Here, intimacy replaces scale. The reward is access—to wildlife, to remote communities, to landscapes that remain largely untouched.

Ports That Reward Time

South America’s great port cities resist the brevity of a typical cruise call.

Rio de Janeiro is the obvious headliner—a city of theatrical geography where Sugarloaf Mountain and Christ the Redeemer frame one of the world’s most recognisable coastlines. It rewards time, something most itineraries struggle to provide.

Buenos Aires offers a different tempo. European in sensibility but unmistakably Latin in rhythm, it reveals itself slowly—through the faded grandeur of Teatro Colón, the colour of La Boca and the quiet elegance of Recoleta.

Across the Río de la Plata, Montevideo feels more introspective, its blend of colonial and modern architecture reflecting a layered immigrant history.


At the continent’s southern edge, Ushuaia is less a destination than a threshold. Visitors pass through on their way to Antarctica, but the surrounding wilderness of Tierra del Fuego is worth lingering for.

Further north, Cartagena delivers Caribbean colour and energy, its walled city alive with music, cafes and a street culture that feels both historic and immediate.

On the Pacific side, Valparaíso unfolds in steep, chaotic tiers—a UNESCO-listed port where faded grandeur meets creative reinvention, with Santiago just inland.

Aqua Expeditions on The Amazon (Roderick Eime)

And then there are the outliers. Manaus, improbably deep within the Amazon basin, receives ocean-going vessels, while Kourou in French Guiana pairs a former penal colony with a functioning European spaceport—an unlikely but compelling combination.

Why It Matters Now

South America may never rival the Caribbean or Mediterranean in cruise volume. Nor should it.

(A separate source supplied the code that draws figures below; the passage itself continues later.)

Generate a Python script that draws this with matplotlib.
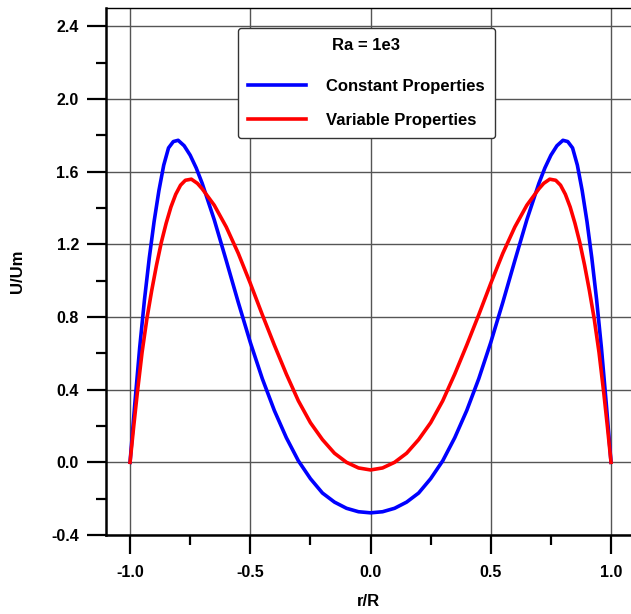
import matplotlib
matplotlib.use('Agg')
import matplotlib.pyplot as plt
from matplotlib.ticker import MultipleLocator, FormatStrFormatter

plt.rcParams['font.family'] = ['Liberation Sans', 'DejaVu Sans']
plt.rcParams['font.weight'] = 'bold'
plt.rcParams['axes.unicode_minus'] = False

# values (r/R, U/Um)
r_const = [-1.0, -0.98, -0.96, -0.94, -0.92, -0.9, -0.88, -0.86, -0.84, -0.82,
           -0.8, -0.775, -0.75, -0.725, -0.7, -0.65, -0.6, -0.55, -0.5, -0.45,
           -0.4, -0.35, -0.3, -0.25, -0.2, -0.15, -0.1, -0.05, 0.0,
           0.05, 0.1, 0.15, 0.2, 0.25, 0.3, 0.35, 0.4, 0.45, 0.5,
           0.55, 0.6, 0.65, 0.7, 0.725, 0.75, 0.775, 0.8, 0.82, 0.84,
           0.86, 0.88, 0.9, 0.92, 0.94, 0.96, 0.98, 1.0]
u_const = [0.0, 0.325, 0.63, 0.895, 1.125, 1.325, 1.495, 1.635, 1.73, 1.765,
           1.772, 1.742, 1.69, 1.62, 1.535, 1.335, 1.11, 0.88, 0.66, 0.46,
           0.285, 0.135, 0.008, -0.09, -0.169, -0.219, -0.253, -0.272, -0.278,
           -0.272, -0.253, -0.219, -0.169, -0.09, 0.008, 0.135, 0.285, 0.46, 0.66,
           0.88, 1.11, 1.335, 1.535, 1.62, 1.69, 1.742, 1.772, 1.765, 1.73,
           1.635, 1.495, 1.325, 1.125, 0.895, 0.63, 0.325, 0.0]

r_var = [-1.0, -0.985, -0.97, -0.95, -0.93, -0.91, -0.89, -0.87, -0.85, -0.83,
         -0.81, -0.79, -0.77, -0.745, -0.72, -0.7, -0.65, -0.6, -0.55, -0.5,
         -0.45, -0.4, -0.35, -0.3, -0.25, -0.2, -0.15, -0.1, -0.05, 0.0,
         0.05, 0.1, 0.15, 0.2, 0.25, 0.3, 0.35, 0.4, 0.45, 0.5,
         0.55, 0.6, 0.65, 0.7, 0.72, 0.745, 0.77, 0.79, 0.81, 0.83,
         0.85, 0.87, 0.89, 0.91, 0.93, 0.95, 0.97, 0.985, 1.0]
u_var = [0.0, 0.195, 0.38, 0.605, 0.79, 0.945, 1.085, 1.21, 1.315, 1.405,
         1.475, 1.525, 1.552, 1.558, 1.535, 1.505, 1.415, 1.295, 1.15, 0.985,
         0.812, 0.645, 0.485, 0.338, 0.218, 0.125, 0.05, 0.0, -0.031, -0.042,
         -0.031, 0.0, 0.05, 0.125, 0.218, 0.338, 0.485, 0.645, 0.812, 0.985,
         1.15, 1.295, 1.415, 1.505, 1.535, 1.558, 1.552, 1.525, 1.475, 1.405,
         1.315, 1.21, 1.085, 0.945, 0.79, 0.605, 0.38, 0.195, 0.0]

fig = plt.figure(figsize=(6.31, 6.14), dpi=100)
ax = fig.add_axes([106 / 631, 79 / 614, 525 / 631, 527 / 614])

ax.plot(r_const, u_const, color='#0000ff', lw=2.6, label='Constant Properties', zorder=3)
ax.plot(r_var, u_var, color='#ff0000', lw=2.6, label='Variable Properties', zorder=3)

ax.set_xlim(-1.1, 1.083)
ax.set_ylim(-0.4, 2.5)
ax.xaxis.set_major_locator(MultipleLocator(0.5))
ax.xaxis.set_minor_locator(MultipleLocator(0.25))
ax.yaxis.set_major_locator(MultipleLocator(0.4))
ax.yaxis.set_minor_locator(MultipleLocator(0.2))
ax.xaxis.set_major_formatter(FormatStrFormatter('%.1f'))
ax.yaxis.set_major_formatter(FormatStrFormatter('%.1f'))

ax.grid(True, which='major', color='#555555', lw=1.0)
ax.tick_params(which='major', direction='out', length=13.5, width=1.6, labelsize=11.5, pad=6)
ax.tick_params(which='minor', direction='out', length=7, width=1.6)
ax.tick_params(axis='x', pad=8)
ax.tick_params(top=False, right=False, which='both')

ax.spines['right'].set_visible(False)
ax.spines['left'].set_linewidth(1.8)
ax.spines['bottom'].set_linewidth(1.8)
ax.spines['top'].set_linewidth(1.0)

ax.set_xlabel('r/R', fontsize=12, fontweight='bold', labelpad=10)
ax.set_ylabel('U/Um', fontsize=12, fontweight='bold', labelpad=19)

leg = ax.legend(loc='upper left', bbox_to_anchor=(0.2514, 0.962), borderaxespad=0,
                title='Ra = 1e3', fontsize=12, title_fontsize=12,
                fancybox=True, framealpha=1, edgecolor='#333333',
                handlelength=3.5, handletextpad=1.2, labelspacing=1.15,
                borderpad=0.6)
leg.get_title().set_fontweight('bold')
leg.get_frame().set_linewidth(1.0)
# a bit more room between the title and the entries
leg._legend_box.sep = 18.5
for t in leg.get_texts():
    t.set_fontweight('bold')

fig.savefig('out.png', dpi=100)
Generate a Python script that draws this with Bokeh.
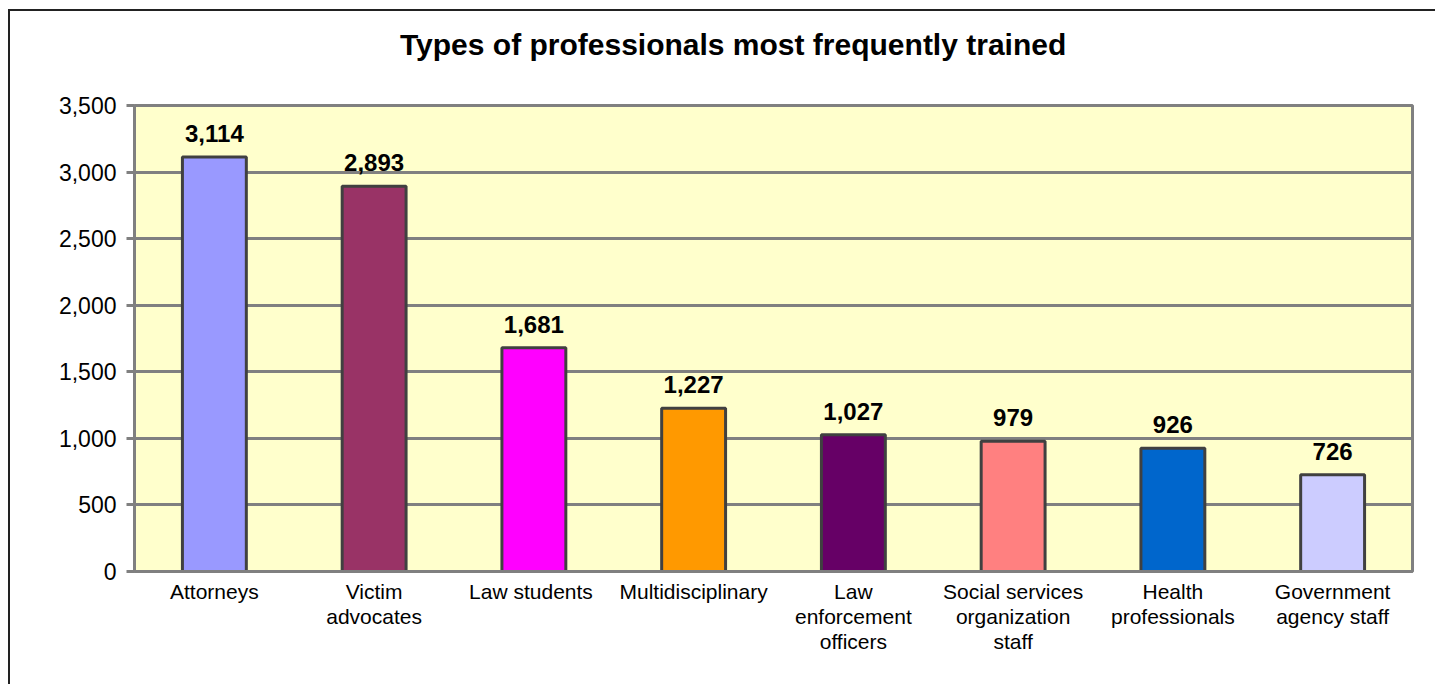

Its appeal lies in its resistance to standardisation—in the distances between ports, the variation in culture and landscape, and the sense that much of it still exists beyond the cruise industry’s full reach.

For travellers willing to accept a little less polish in exchange for a far greater sense of discovery, the rewards are considerable.

And, for now at least, there is still room to breathe.